26 Luglio 2016 - Autore: Marco Invernizzi

Stavo riflettendo sull’idea di “crisi di civiltà” usata da Ernesto Galli della Loggia sul Corriere per descrivere il mondo occidentale odierno, quando mi ha raggiunto la notizia che un prete cattolico è stato sgozzato dai due uomini in una chiesa nei pressi di Rouen, in Francia. Gli assassini sembra abbiano inneggiato all’islam, prima di entrare in azione.

Hanno così cominciato a colpire i luoghi di culto dell’Occidente, come molti presentivano da un po’ di tempo. Ma la riflessione è ripresa subito. Chi e che cosa colpiscono questi terroristi di matrice islamica? Chi siamo noi, oggi?

Crisi di civiltà è un’espressione antica, che accompagna la nostra storia da secoli.

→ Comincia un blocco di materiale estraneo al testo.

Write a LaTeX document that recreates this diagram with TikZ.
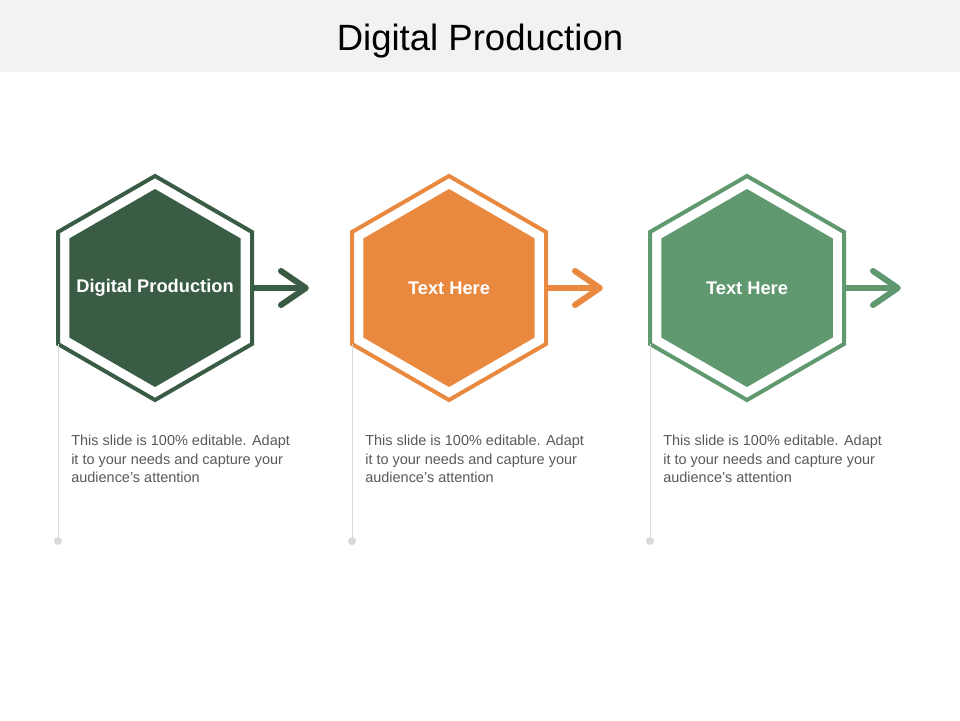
\documentclass[tikz,border=0pt]{standalone}
\usepackage{fontspec}
\setmainfont{Liberation Sans}
\usetikzlibrary{shapes.geometric,arrows.meta}
\definecolor{vertfonce}{HTML}{3B5C44}
\definecolor{orangehex}{HTML}{E8893F}
\definecolor{vertclair}{HTML}{609970}
\definecolor{bandeau}{HTML}{F2F2F2}
\definecolor{trait}{HTML}{D9D9D9}
\definecolor{gristexte}{HTML}{595959}

\begin{document}
\begin{tikzpicture}
\tikzset{anneau/.style={draw, regular polygon, regular polygon sides=6, shape border rotate=30, minimum size=5.6cm, inner sep=0pt, outer sep=0pt, line width=0.1cm},
hexplein/.style={regular polygon, regular polygon sides=6, shape border rotate=30, minimum size=4.95cm, inner sep=0pt},
etiquette/.style={text=white, font=\fontsize{13}{15}\selectfont\bfseries},
fleche/.style={line width=0.15cm, -{Straight Barb[length=0.62cm, width=0.85cm, round]}},
tige/.style={draw=trait, line width=0.6pt},
pastille/.style={circle, fill=trait, minimum size=0.2cm, inner sep=0pt},
blabla/.style={anchor=north west, inner sep=0pt, align=left, text=gristexte, font=\fontsize{10.3}{13}\selectfont}}
\useasboundingbox (0,0) rectangle (24,18);
\fill[bandeau] (0,16.2) rectangle (24,18);
\node (titre) at (12,16.975) {\fontsize{26}{30}\selectfont Digital Production};
% les trois hexagones
\node[anneau, draw=vertfonce] (R1) at (3.875,10.8) {};
\node[anneau, draw=orangehex] (R2) at (11.225,10.8) {};
\node[anneau, draw=vertclair] (R3) at (18.675,10.8) {};
\node[hexplein, fill=vertfonce, label={[etiquette]center:Digital Production}] (H1) at (3.875,10.8) {};
\node[hexplein, fill=orangehex, label={[etiquette]center:Text Here}] (H2) at (11.225,10.8) {};
\node[hexplein, fill=vertclair, label={[etiquette]center:Text Here}] (H3) at (18.675,10.8) {};
% les fleches
\coordinate (F1) at (7.72,10.8);
\coordinate (F2) at (15.07,10.8);
\coordinate (F3) at (22.52,10.8);
\draw[fleche, vertfonce] (R1.east) -- (F1);
\draw[fleche, orangehex] (R2.east) -- (F2);
\draw[fleche, vertclair] (R3.east) -- (F3);
% les tiges et les points
\node[pastille] (P1) at (R1.210 |- 0,4.475) {};
\node[pastille] (P2) at (R2.210 |- 0,4.475) {};
\node[pastille] (P3) at (R3.210 |- 0,4.475) {};
\draw[tige] (R1.210) -- (P1);
\draw[tige] (R2.210) -- (P2);
\draw[tige] (R3.210) -- (P3);
% les textes
\node[blabla] (T1) at (1.775,7.125) {This slide is 100\% editable. Adapt\\it to your needs and capture your\\audience's attention};
\node[blabla] (T2) at (9.125,7.125) {This slide is 100\% editable. Adapt\\it to your needs and capture your\\audience's attention};
\node[blabla] (T3) at (16.575,7.125) {This slide is 100\% editable. Adapt\\it to your needs and capture your\\audience's attention};
\end{tikzpicture}
\end{document}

Crisi di civiltà descrive il passaggio epocale dalla società antica a quella cristiana, attraverso le persecuzioni dei primi tre secoli e la Prima evangelizzazione dell’Europa dei successivi, un tempo segnato da persone straordinarie oltre che da grandi santi, come per esempio il generale Stilicone, un barbaro romanizzato e convertito al cristianesimo, che difese l’impero fino alla morte e cercò sempre di salvarlo dalla fine, cercando di integrare i barbari per farli collaborare nella difesa dell’Impero e che credette nei consigli di Sant’Ambrogio che invitava a trattare i barbari con la legge della Misericordia, perché soltanto così si sarebbero convertiti. Ma crisi di civiltà è per esempio il titolo di un libro del grande storico olandese Johan Huizinga, che addirittura negli Anni trenta del secolo scorso intuiva la crisi profonda in cui versava l’Europa, in balia delle ideologie che pochi anni dopo avrebbero provocato la Seconda guerra mondiale.

Crisi di civiltà è la parola giusta per descrivere la nostra povera Europa di oggi, immersa nella dittatura del relativismo, dopo la crisi delle ideologie. Un’Europa che non è in grado di dire e dare nulla ai suoi pochi giovani che vi nascono e vivono. E tuttavia a questa Europa, ai suoi abitanti la Chiesa è sempre in grado di offrire una speranza. È quanto sta facendo Papa Francesco indicando la strada della Misericordia e del perdono, offerti a uomini disastrati eppure ancora capaci di conversione. Uomini che se si convertissero sarebbero ancora capaci di rispondere in modo significativo alla “terza guerra mondiale a pezzi” in cui si trova immerso il nostro mondo. Uomini ai quali, forse, oltre all'”ospedale da campo“, andrebbe offerta l'”opzione Benedetto“, cioè una grande prospettiva ideale di rinascita culturale e spirituale, che all’inizio verrà custodita soltanto da piccole minoranze, ma che poi, come accadde con la Prima evangelizzazione, riuscirà a far nascere un mondo nuovo, la Cristianità.